Failures on the part of the international community have contributed to the stormy history of the Israeli-Palestinian conflict, Columbia professor Rashid Khalidi told an audience of community members and students in a lecture Saturday afternoon.
"Among the most important of the constraints on Palestinians were international ones, from the League of Nations [to] the U.N.," he said to the crowd gathered in the Computer Science Building.
Two years ago, the University considered Khalidi, the director of Columbia's Middle East Institute, for a professorship in contemporary Middle East studies. Members of the board of the Center for Jewish Life objected to the nomination, arguing that Khalidi's academic work was motivated by a political agenda. The University selected Islam scholar Muhammad Qasim Zaman instead.
In December 2005, The Daily Princetonian reported that Khalidi was again under consideration for a position in the history department being vacated by retiring professor Robert Tignor. History professor Philip Nord has since been appointed to the professorship.
Khalidi did not mention those interactions with the University — or the firestorms surrounding them — during the lecture, titled "International Law, Legitimacy and the Palestinian Question."
In the talk, he chronicled the history of Palestine after World War I, when a League of Nations mandate established British control over Palestine.
Britain, Khalidi said, had promised self-determination to the Palestinian Arabs, who comprised 90 percent of the area's population. The mandate, however, only formally granted mandatory rights to the Jewish minority. "For decades," he said, "Britain twisted and turned over pressure from contradictory poles of respect for self-determination ... and its faithfulness to create a Jewish national home."
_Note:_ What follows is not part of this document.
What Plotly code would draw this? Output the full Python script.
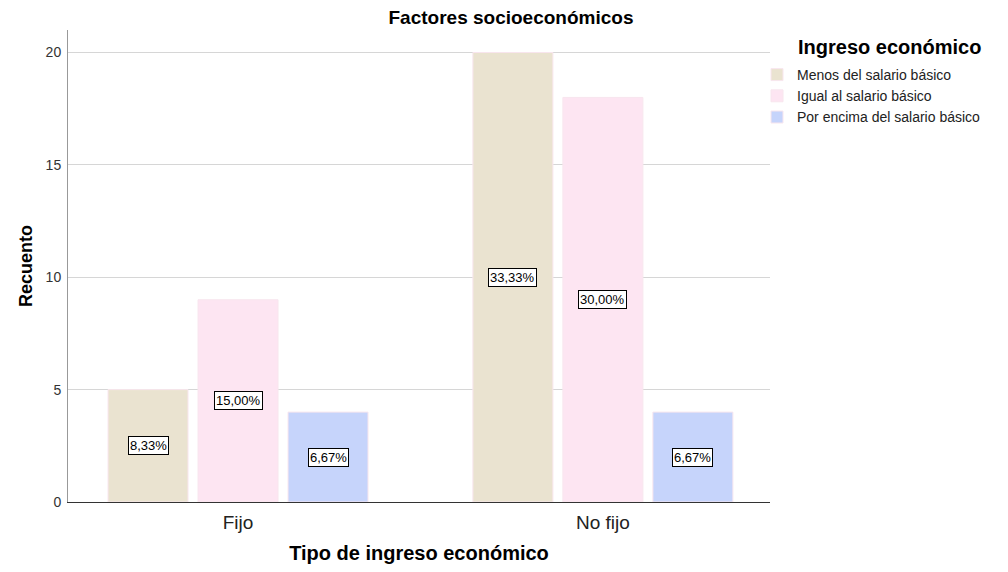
import plotly.graph_objects as go

categories = ["Fijo", "No fijo"]
series_names = ["Menos del salario básico", "Igual al salario básico", "Por encima del salario básico"]
counts = [
    [5, 20],
    [9, 18],
    [4, 4],
]
percent_labels = [
    ["8,33%", "33,33%"],
    ["15,00%", "30,00%"],
    ["6,67%", "6,67%"],
]
colors = ["#EAE3D0", "#FDE5F2", "#C6D4FB"]

FONT = "Liberation Sans, Arial, sans-serif"
BARGAP = 0.26
BARGROUPGAP = 0.111
W, H = 992, 556  # page has an 8px body margin

fig = go.Figure()
for name, vals, col in zip(series_names, counts, colors):
    fig.add_trace(go.Bar(
        x=categories, y=vals, name=name,
        marker=dict(color=col, line=dict(color="#F8E6EE", width=1)),
    ))

# percentage labels at bar midpoints
nser = len(series_names)
slot = (1 - BARGAP) / nser
for si in range(nser):
    for ci in range(len(categories)):
        xpos = ci + (si - (nser - 1) / 2) * slot
        fig.add_annotation(
            x=xpos, y=counts[si][ci] / 2, xref="x", yref="y",
            text=percent_labels[si][ci], showarrow=False,
            font=dict(family=FONT, size=13, color="#000000"),
            bgcolor="white", bordercolor="#000000", borderwidth=1, borderpad=1,
        )

# legend title (indented like the reference)
fig.add_annotation(
    text="<b>Ingreso económico</b>", xref="paper", yref="paper",
    x=(788 - 60) / (762 - 60), y=1 - (39 - 22) / (494 - 22),
    xanchor="left", yanchor="middle", showarrow=False,
    font=dict(family=FONT, size=20, color="#000000"),
)

fig.update_layout(
    width=W, height=H,
    paper_bgcolor="white", plot_bgcolor="white",
    margin=dict(l=60, r=230, t=22, b=62, autoexpand=False),
    barmode="group", bargap=BARGAP, bargroupgap=BARGROUPGAP,
    font=dict(family=FONT, color="#222222"),
    title=dict(text="<b>Factores socioeconómicos</b>", x=503 / W, xref="container",
               xanchor="center", y=1 - 9 / H, yref="container", yanchor="middle",
               font=dict(family=FONT, size=19, color="#000000")),
    legend=dict(
        font=dict(family=FONT, size=14, color="#222222"),
        xref="container", yref="container",
        x=749 / W, y=1 - 51 / H, xanchor="left", yanchor="top",
        bgcolor="rgba(0,0,0,0)", tracegroupgap=0,
    ),
    xaxis=dict(
        type="category", range=[-0.466, 1.458], automargin=False,
        showline=True, linecolor="#333333", linewidth=1,
        ticks="outside", ticklen=3, tickcolor="rgba(0,0,0,0)",
        tickfont=dict(family=FONT, size=19, color="#222222"),
        title=dict(text="<b>Tipo de ingreso económico</b>", font=dict(family=FONT, size=20, color="#000000"), standoff=19),
        showgrid=False,
    ),
    yaxis=dict(
        range=[0, 21], tickvals=[0, 5, 10, 15, 20], automargin=False,
        showline=True, linecolor="#999999", linewidth=1,
        ticks="outside", ticklen=3, tickcolor="rgba(0,0,0,0)",
        tickfont=dict(family=FONT, size=14, color="#333333"),
        showgrid=True, gridcolor="#D6D6D6", gridwidth=1,
        zeroline=False,
        title=dict(text="<b>Recuento</b>", font=dict(family=FONT, size=18, color="#000000"), standoff=8),
    ),
)

fig.write_html("out.html")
After World War II, Khalidi added, when the United Nations applied the principle of self-determination universally, it considered making states independent a key goal. At the same time, he said, the United States and the Soviet Union sought to fragment the preexisting colonial empire for their own interests.
"Rooseveltian idealism and cynical superpower realpolitik acted as a solvent," he said, "and it gradually and then very rapidly dissolved bonds of great colonial empires."
In breaking apart the colonial imperial structure, the international community promised to grant Palestine self-determination, he said. But it did not follow through on its pledge, he added, focusing instead on creating a Jewish state.
The lecture was sponsored by the New Jersey division of the United Nations Association of the United States of America, a grassroots organization supporting the United Nations.